■ Problem statement: Quote the listing below in its entirety, omitting every image.

■ Data:

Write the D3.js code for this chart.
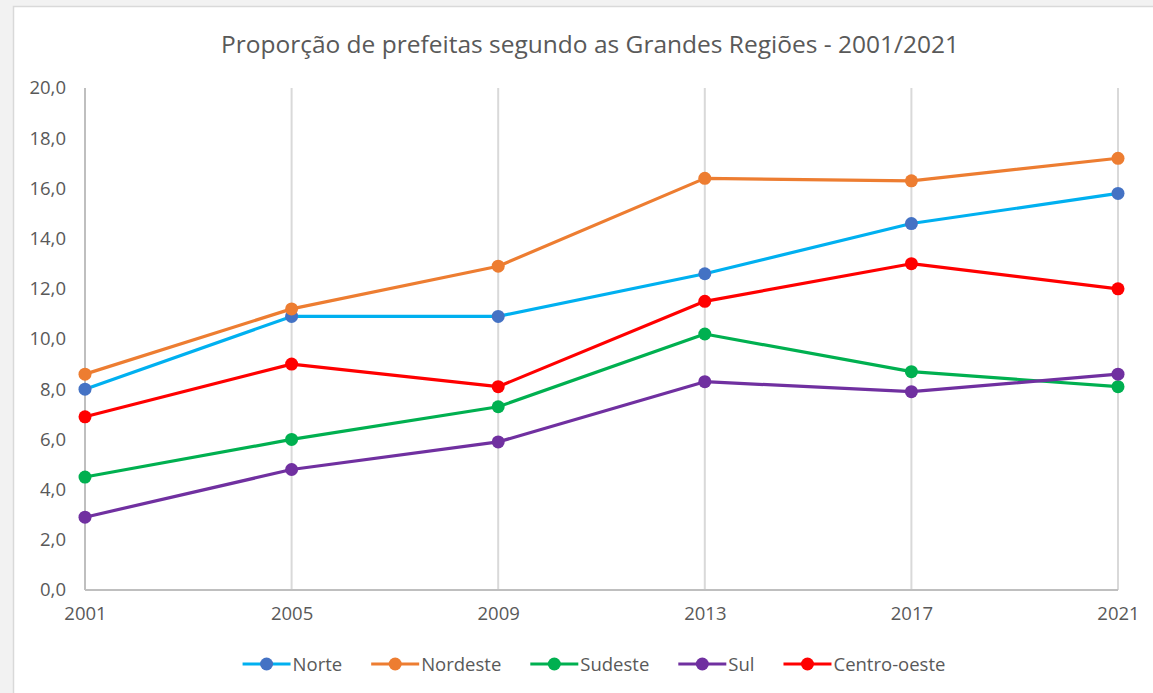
<!DOCTYPE html>
<html>
<head>
<meta charset="utf-8">
<script src="https://cdn.jsdelivr.net/npm/d3@7"></script>
<style>
  body { margin: 0; background: #f2f2f2; }
  svg { display: block; }
  text { font-family: "Open Sans", sans-serif; fill: #595959; }
</style>
</head>
<body>
<svg id="chart"></svg>
<script>
// data
const years = ["2001", "2005", "2009", "2013", "2017", "2021"];
const norte = [8.0, 10.9, 10.9, 12.6, 14.6, 15.8];
const nordeste = [8.6, 11.2, 12.9, 16.4, 16.3, 17.2];
const sudeste = [4.5, 6.0, 7.3, 10.2, 8.7, 8.1];
const sul = [2.9, 4.8, 5.9, 8.3, 7.9, 8.6];
const centroOeste = [6.9, 9.0, 8.1, 11.5, 13.0, 12.0];
const yTicks = [0, 2, 4, 6, 8, 10, 12, 14, 16, 18, 20];
const seriesNames = ["Norte", "Nordeste", "Sudeste", "Sul", "Centro-oeste"];

const series = [
  { name: seriesNames[0], values: norte, line: "#00b0f0", dot: "#4472c4" },
  { name: seriesNames[1], values: nordeste, line: "#ed7d31", dot: "#ed7d31" },
  { name: seriesNames[2], values: sudeste, line: "#00b050", dot: "#00b050" },
  { name: seriesNames[3], values: sul, line: "#7030a0", dot: "#7030a0" },
  { name: seriesNames[4], values: centroOeste, line: "#ff0000", dot: "#ff0000" }
];

const width = 1153, height = 693;
const margin = { top: 88, right: 35, bottom: 103, left: 85 };

const svg = d3.select("#chart").attr("width", width).attr("height", height);

// white chart area with thin frame
svg.append("rect")
  .attr("x", 13.5).attr("y", 6.5)
  .attr("width", width).attr("height", height)
  .attr("fill", "#fff").attr("stroke", "#d9d9d9").attr("stroke-width", 1.5);

const x = d3.scalePoint()
  .domain(years)
  .range([margin.left, width - margin.right]);

const y = d3.scaleLinear()
  .domain([0, 20])
  .range([height - margin.bottom, margin.top]);

// vertical gridlines
svg.append("g")
  .selectAll("line")
  .data(years.slice(1))
  .join("line")
  .attr("x1", d => x(d)).attr("x2", d => x(d))
  .attr("y1", y(20)).attr("y2", y(0))
  .attr("stroke", "#d9d9d9").attr("stroke-width", 2);

// axes
const xAxis = g => g
  .attr("transform", `translate(0,${y(0)})`)
  .call(d3.axisBottom(x).tickSize(0).tickPadding(17))
  .call(g => g.select(".domain").remove())
  .call(g => g.selectAll("text").attr("font-size", 18.5).attr("fill", "#595959"));

const yAxis = g => g
  .attr("transform", `translate(${margin.left},0)`)
  .call(d3.axisLeft(y).tickValues(yTicks).tickSize(0).tickPadding(19)
    .tickFormat(d => d3.format(".1f")(d).replace(".", ",")))
  .call(g => g.select(".domain").remove())
  .call(g => g.selectAll("text").attr("font-size", 18.5).attr("fill", "#595959"));

svg.append("g").call(xAxis).attr("font-family", null);
svg.append("g").call(yAxis).attr("font-family", null);

// axis lines
svg.append("line")
  .attr("x1", x(years[0])).attr("x2", x(years[0]))
  .attr("y1", y(20)).attr("y2", y(0))
  .attr("stroke", "#bfbfbf").attr("stroke-width", 2);
svg.append("line")
  .attr("x1", x(years[0])).attr("x2", x(years[years.length - 1]))
  .attr("y1", y(0)).attr("y2", y(0))
  .attr("stroke", "#bfbfbf").attr("stroke-width", 2);

// lines + markers
const line = d3.line()
  .x((d, i) => x(years[i]))
  .y(d => y(d));

const sg = svg.append("g")
  .selectAll("g")
  .data(series)
  .join("g");

sg.append("path")
  .attr("d", d => line(d.values))
  .attr("fill", "none")
  .attr("stroke", d => d.line)
  .attr("stroke-width", 3.2)
  .attr("stroke-linejoin", "round");

sg.selectAll("circle")
  .data(d => d.values.map((v, i) => ({ v, i, c: d.dot })))
  .join("circle")
  .attr("cx", d => x(years[d.i]))
  .attr("cy", d => y(d.v))
  .attr("r", 6.5)
  .attr("fill", d => d.c);

// title
svg.append("text")
  .attr("x", 590).attr("y", 53)
  .attr("text-anchor", "middle")
  .attr("font-size", 24.5)
  .text("Proporção de prefeitas segundo as Grandes Regiões - 2001/2021");

// legend
const legend = svg.append("g");
let lx = 0;
series.forEach(s => {
  const item = legend.append("g").attr("transform", `translate(${lx},0)`);
  item.append("line").attr("x1", 0).attr("x2", 48).attr("y1", 0).attr("y2", 0)
    .attr("stroke", s.line).attr("stroke-width", 3.2);
  item.append("circle").attr("cx", 24).attr("cy", 0).attr("r", 6.5).attr("fill", s.dot);
  const t = item.append("text").attr("x", 50).attr("y", 6.5).attr("font-size", 18.5).text(s.name);
  lx += 50 + t.node().getComputedTextLength() + 29;
});
const lw = lx - 29;
legend.attr("transform", `translate(${594 - lw / 2},664)`);
</script>
</body>
</html>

■ Expected answer:
Write the D3.js code for this chart.
<!DOCTYPE html>
<html>
<head>
<meta charset="utf-8">
<script src="https://cdn.jsdelivr.net/npm/d3@7"></script>
<style>
  body { margin: 0; background: #f2f2f2; }
  svg { display: block; }
  text { font-family: "Open Sans", sans-serif; fill: #595959; }
</style>
</head>
<body>
<svg id="chart"></svg>
<script>
// data
const years = ["2001", "2005", "2009", "2013", "2017", "2021"];
const norte = [8.0, 10.9, 10.9, 12.6, 14.6, 15.8];
const nordeste = [8.6, 11.2, 12.9, 16.4, 16.3, 17.2];
const sudeste = [4.5, 6.0, 7.3, 10.2, 8.7, 8.1];
const sul = [2.9, 4.8, 5.9, 8.3, 7.9, 8.6];
const centroOeste = [6.9, 9.0, 8.1, 11.5, 13.0, 12.0];
const yTicks = [0, 2, 4, 6, 8, 10, 12, 14, 16, 18, 20];
const seriesNames = ["Norte", "Nordeste", "Sudeste", "Sul", "Centro-oeste"];

const series = [
  { name: seriesNames[0], values: norte, line: "#00b0f0", dot: "#4472c4" },
  { name: seriesNames[1], values: nordeste, line: "#ed7d31", dot: "#ed7d31" },
  { name: seriesNames[2], values: sudeste, line: "#00b050", dot: "#00b050" },
  { name: seriesNames[3], values: sul, line: "#7030a0", dot: "#7030a0" },
  { name: seriesNames[4], values: centroOeste, line: "#ff0000", dot: "#ff0000" }
];

const width = 1153, height = 693;
const margin = { top: 88, right: 35, bottom: 103, left: 85 };

const svg = d3.select("#chart").attr("width", width).attr("height", height);

// white chart area with thin frame
svg.append("rect")
  .attr("x", 13.5).attr("y", 6.5)
  .attr("width", width).attr("height", height)
  .attr("fill", "#fff").attr("stroke", "#d9d9d9").attr("stroke-width", 1.5);

const x = d3.scalePoint()
  .domain(years)
  .range([margin.left, width - margin.right]);

const y = d3.scaleLinear()
  .domain([0, 20])
  .range([height - margin.bottom, margin.top]);

// vertical gridlines
svg.append("g")
  .selectAll("line")
  .data(years.slice(1))
  .join("line")
  .attr("x1", d => x(d)).attr("x2", d => x(d))
  .attr("y1", y(20)).attr("y2", y(0))
  .attr("stroke", "#d9d9d9").attr("stroke-width", 2);

// axes
const xAxis = g => g
  .attr("transform", `translate(0,${y(0)})`)
  .call(d3.axisBottom(x).tickSize(0).tickPadding(17))
  .call(g => g.select(".domain").remove())
  .call(g => g.selectAll("text").attr("font-size", 18.5).attr("fill", "#595959"));

const yAxis = g => g
  .attr("transform", `translate(${margin.left},0)`)
  .call(d3.axisLeft(y).tickValues(yTicks).tickSize(0).tickPadding(19)
    .tickFormat(d => d3.format(".1f")(d).replace(".", ",")))
  .call(g => g.select(".domain").remove())
  .call(g => g.selectAll("text").attr("font-size", 18.5).attr("fill", "#595959"));

svg.append("g").call(xAxis).attr("font-family", null);
svg.append("g").call(yAxis).attr("font-family", null);

// axis lines
svg.append("line")
  .attr("x1", x(years[0])).attr("x2", x(years[0]))
  .attr("y1", y(20)).attr("y2", y(0))
  .attr("stroke", "#bfbfbf").attr("stroke-width", 2);
svg.append("line")
  .attr("x1", x(years[0])).attr("x2", x(years[years.length - 1]))
  .attr("y1", y(0)).attr("y2", y(0))
  .attr("stroke", "#bfbfbf").attr("stroke-width", 2);

// lines + markers
const line = d3.line()
  .x((d, i) => x(years[i]))
  .y(d => y(d));

const sg = svg.append("g")
  .selectAll("g")
  .data(series)
  .join("g");

sg.append("path")
  .attr("d", d => line(d.values))
  .attr("fill", "none")
  .attr("stroke", d => d.line)
  .attr("stroke-width", 3.2)
  .attr("stroke-linejoin", "round");

sg.selectAll("circle")
  .data(d => d.values.map((v, i) => ({ v, i, c: d.dot })))
  .join("circle")
  .attr("cx", d => x(years[d.i]))
  .attr("cy", d => y(d.v))
  .attr("r", 6.5)
  .attr("fill", d => d.c);

// title
svg.append("text")
  .attr("x", 590).attr("y", 53)
  .attr("text-anchor", "middle")
  .attr("font-size", 24.5)
  .text("Proporção de prefeitas segundo as Grandes Regiões - 2001/2021");

// legend
const legend = svg.append("g");
let lx = 0;
series.forEach(s => {
  const item = legend.append("g").attr("transform", `translate(${lx},0)`);
  item.append("line").attr("x1", 0).attr("x2", 48).attr("y1", 0).attr("y2", 0)
    .attr("stroke", s.line).attr("stroke-width", 3.2);
  item.append("circle").attr("cx", 24).attr("cy", 0).attr("r", 6.5).attr("fill", s.dot);
  const t = item.append("text").attr("x", 50).attr("y", 6.5).attr("font-size", 18.5).text(s.name);
  lx += 50 + t.node().getComputedTextLength() + 29;
});
const lw = lx - 29;
legend.attr("transform", `translate(${594 - lw / 2},664)`);
</script>
</body>
</html>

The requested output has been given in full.